MPDrive: Improving Spatial Understanding with Marker-Based Prompt Learning for Autonomous Driving
This work addresses spatial understanding challenges in autonomous driving VQA, offering a novel method to improve accuracy, but it is incremental as it builds on existing frameworks with a specific enhancement.
The paper tackles the problem of semantic gaps in spatial understanding for autonomous driving visual question answering by proposing MPDrive, a marker-based prompt learning framework that uses visual markers to represent spatial coordinates, achieving state-of-the-art performance on datasets like DriveLM and CODA-LM.
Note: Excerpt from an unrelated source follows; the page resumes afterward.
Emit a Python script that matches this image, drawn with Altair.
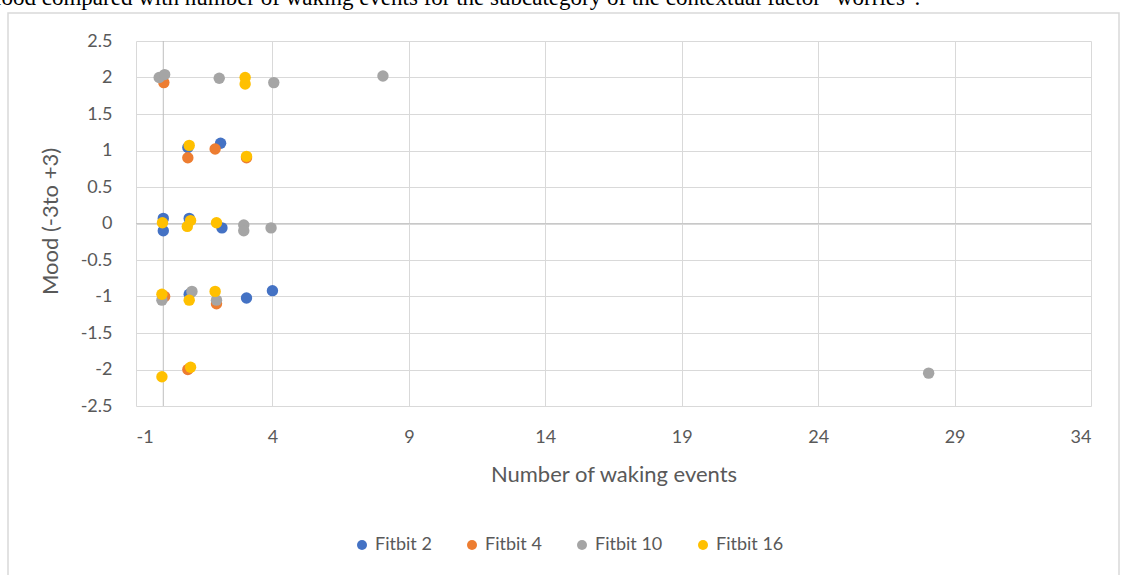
import altair as alt
import pandas as pd

caption = 'Mood compared with number of waking events for the subcategory of the contextual factor "worries".'
series_names = ["Fitbit 2", "Fitbit 4", "Fitbit 10", "Fitbit 16"]
series_colors = ["#4472C4", "#ED7D31", "#A5A5A5", "#FFC000"]

fitbit2_x = [0.0, 0.0, 0.9, 2.1, 0.95, 2.15, 0.95, 3.05, 4.0]
fitbit2_y = [0.07, -0.1, 1.04, 1.1, 0.07, -0.06, -0.97, -1.02, -0.92]

fitbit4_x = [0.02, 0.9, 1.9, 3.05, 0.05, 1.95, 0.9]
fitbit4_y = [1.93, 0.9, 1.02, 0.9, -1.0, -1.1, -2.0]

fitbit10_x = [-0.15, 0.05, 2.05, 4.05, 8.05, 2.95, 2.95, 3.95, -0.05, 1.05, 1.95, 28.05]
fitbit10_y = [2.0, 2.04, 1.99, 1.93, 2.02, -0.02, -0.1, -0.06, -1.05, -0.93, -1.05, -2.05]

fitbit16_x = [3.0, 3.0, 0.95, 3.05, -0.03, 1.0, 0.88, 1.95, -0.05, 0.95, 1.9, -0.05, 1.0]
fitbit16_y = [2.0, 1.91, 1.07, 0.92, 0.01, 0.04, -0.04, 0.01, -0.97, -1.05, -0.93, -2.1, -1.97]

x_ticks = [-1, 4, 9, 14, 19, 24, 29, 34]
y_ticks = [-2.5, -2, -1.5, -1, -0.5, 0, 0.5, 1, 1.5, 2, 2.5]

rows = []
for name, xs, ys in zip(series_names,
                        [fitbit2_x, fitbit4_x, fitbit10_x, fitbit16_x],
                        [fitbit2_y, fitbit4_y, fitbit10_y, fitbit16_y]):
    for xv, yv in zip(xs, ys):
        rows.append({"series": name, "events": xv, "mood": yv})
df = pd.DataFrame(rows)
df["order"] = range(len(df))

FONT = "Lato"
LABEL_COLOR = "#595959"
W, H = 955, 365
PAD_L, PAD_T = 136, 41

x_scale = alt.Scale(domain=[-1, 34], nice=False, zero=False)
y_scale = alt.Scale(domain=[-2.5, 2.5], nice=False, zero=False)

x_axis = alt.Axis(values=x_ticks, title="Number of waking events",
                  grid=True, gridColor="#D9D9D9", domain=False, ticks=False,
                  labelPadding=22, labelExpr="'' + datum.value",
                  labelOverlap=False, labelBound=False,
                  titleY=58, titleBaseline="top")
y_axis = alt.Axis(values=y_ticks, title="Mood (-3to +3)",
                  grid=True, gridColor="#D9D9D9", domain=False, ticks=False,
                  labelPadding=24, labelExpr="'' + datum.value",
                  labelOverlap=False, labelBound=False,
                  titleX=-74, titleY=180)

points = alt.Chart(df).mark_circle(size=130, opacity=1).encode(
    x=alt.X("events:Q", scale=x_scale, axis=x_axis),
    y=alt.Y("mood:Q", scale=y_scale, axis=y_axis),
    color=alt.Color("series:N",
                    scale=alt.Scale(domain=series_names, range=series_colors),
                    legend=alt.Legend(title=None, orient="none", direction="horizontal",
                                      legendX=217, legendY=495, symbolType="circle",
                                      symbolSize=100, symbolStrokeWidth=0,
                                      labelFontSize=18, labelFont=FONT,
                                      labelColor=LABEL_COLOR, labelOffset=4,
                                      columnPadding=31)),
    order=alt.Order("order:Q"),
)

zero_df = pd.DataFrame({"events": [0.0], "mood": [0.0]})
vrule = alt.Chart(zero_df).mark_rule(color="#BFBFBF", strokeWidth=1).encode(
    x=alt.X("events:Q", scale=x_scale, axis=x_axis))
hrule = alt.Chart(zero_df).mark_rule(color="#C8C8C8", strokeWidth=1).encode(
    y=alt.Y("mood:Q", scale=y_scale, axis=y_axis))

border = alt.Chart(zero_df).mark_rect(fill=None, stroke="#D9D9D9", strokeWidth=1.5).encode(
    x=alt.value(8 - PAD_L), x2=alt.value(1119 - PAD_L),
    y=alt.value(13 - PAD_T), y2=alt.value(590 - PAD_T))

cap = alt.Chart(pd.DataFrame({"t": [caption]})).mark_text(
    font="Liberation Serif", fontSize=23, color="black", align="left", baseline="alphabetic"
).encode(text="t:N", x=alt.value(-19 - PAD_L), y=alt.value(5 - PAD_T))

chart = alt.layer(border, vrule, hrule, points, cap).properties(
    width=W, height=H,
    autosize=alt.AutoSizeParams(type="none"),
    padding={"left": PAD_L, "top": PAD_T, "right": 1121 - PAD_L - W, "bottom": 575 - PAD_T - H},
    background="white",
).configure_view(stroke=None).configure_axis(
    labelFont=FONT, labelFontSize=18, labelColor=LABEL_COLOR,
    labelOverlap=False,
    titleFont=FONT, titleFontSize=22, titleColor=LABEL_COLOR, titleFontWeight="normal",
)

chart.save("out.html", embed_options={"renderer": "svg", "actions": False})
Autonomous driving visual question answering (AD-VQA) aims to answer questions related to perception, prediction, and planning based on given driving scene images, heavily relying on the model's spatial understanding capabilities. Prior works typically express spatial information through textual representations of coordinates, resulting in semantic gaps between visual coordinate representations and textual descriptions. This oversight hinders the accurate transmission of spatial information and increases the expressive burden. To address this, we propose a novel Marker-based Prompt learning framework (MPDrive), which represents spatial coordinates by concise visual markers, ensuring linguistic expressive consistency and enhancing the accuracy of both visual perception and spatial expression in AD-VQA. Specifically, we create marker images by employing a detection expert to overlay object regions with numerical labels, converting complex textual coordinate generation into straightforward text-based visual marker predictions. Moreover, we fuse original and marker images as scene-level features and integrate them with detection priors to derive instance-level features. By combining these features, we construct dual-granularity visual prompts that stimulate the LLM's spatial perception capabilities. Extensive experiments on the DriveLM and CODA-LM datasets show that MPDrive achieves state-of-the-art performance, particularly in cases requiring sophisticated spatial understanding.